Josephine Mason has dreamed of a career in architecture since she was at school with other disabled children.
“I’m autistic and disabled. I went to a school with lots of kids with disabilities, who needed all kinds of adaptations. I saw how we, as people, had to make accommodations suit the person and not the building built to help the person. That’s what got me interested,” she says.
Intrigued by the environment around her at school, Josephine began to show a keen interest in inclusive design and decided she wanted to help improve access to the built environment.
Finding the right path
Now 19-years-old, Josephine is heading off to university in London to study an Architecture Engineering degree. However, before that, she is boosting her knowledge and skills by attending CAE’s Pathways Academy.
The nine-month programme was created to give young disabled people the confidence, skills and support they need to kick start their career in inclusive design and access. It features 11 modules including inclusive design, access auditing skills, housing standards and building regulations.

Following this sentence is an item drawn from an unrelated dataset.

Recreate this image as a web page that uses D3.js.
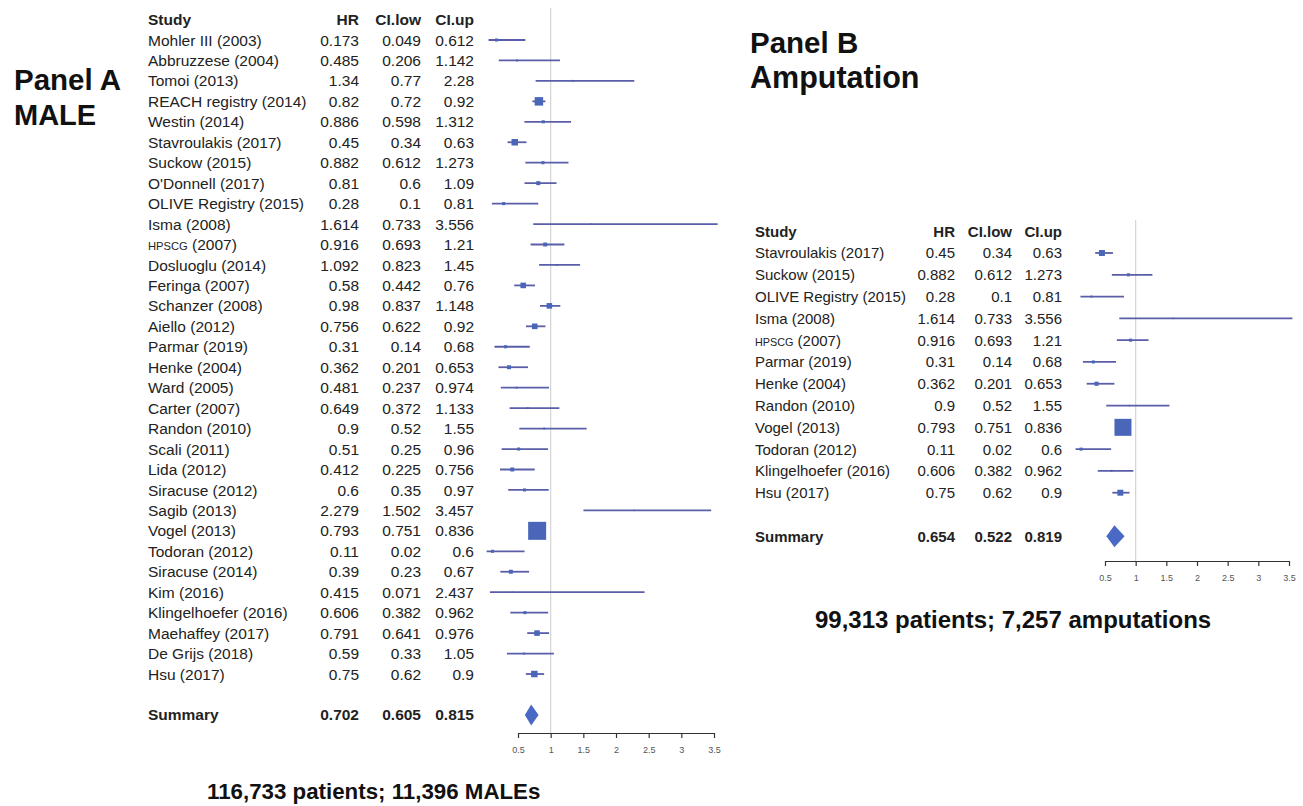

“One of my teaching assistants at school found the course through a Google search when looking for courses around architecture, inclusion and accessibility. I thought it sounded perfect to build some specialist knowledge around inclusion in the built environment,” she explains.
Access work experience
On leaving school, Josephine took part in work experience with a London borough, looking at accommodation for autistic people. She visited schools to assess how inclusive and accessible they were for people with sensory differences.
“It was the first time I’d seen how buildings could be inclusive for people who are neurodiverse,” she says.
So, when she signed up for Pathways, Josephine knew she’d have more relevant knowledge than the average person, because of her interest and experience.
“But I knew nothing like I know now,” she says. “I knew typical information around wheelchair accessibility and adaptions, but I’d never really thought about the adaptations for people with partial sight or visual impairments.
“I didn’t realise how many modifications that really benefit people with hearing loss also overlap with what benefits other people with their disabilities. Pathways has taught me to see beyond my own disability.”
Highlights of the programme
Josephine had never thought about how disabled people would interact with spaces on an ongoing basis.
“It’s the areas where a person spends a lot of time that is most important to get right” she says.
“I was shocked to find out that one person’s needs can put barriers up for another person. If I want to be an architect one day, who will design truly inclusive buildings, Pathways has shown me how complex it is going to be to meet everyone’s needs.”
And she found the programme’s hybrid format of live online lessons taught via Microsoft Teams, and in-person teaching days, supportive.
“On a day where I had high symptoms, it was great to be able to just log online and be in the comfort of my own home. I could easily take a break and could switch the camera off when needed if I was worried about my resting ‘bored’ face,” she says.
“Being able to study in that way made it easier to concentrate on the lesson and not think about if my face is looking interested enough. Putting on a ‘mask’ can take up a lot of my energy.”
She found the in-person day valuable too, as students take what they’ve learnt into the real world, working with trainers and consultants with lived experience.
“As a group we looked at the accessibility of pavements. While I was able to step over an uneven paving stone, witnessing someone with a mobility aid get stuck reminded me to look beyond myself,” she adds.
Josephine hopes her degree combined with her new skills and knowledge gained from the Pathways Academy will stand her in good stead when looking for her first role.
“I’m looking at small design firms that are passionate about inclusion and access, and firms that specialise in designing spaces for people with disabilities,” she says.
“But right now, the only thing I’m apprehensive about is that I’ll lose all of my Pathways knowledge before university starts, – but hopefully not as I’m so excited to have all this new knowledge!”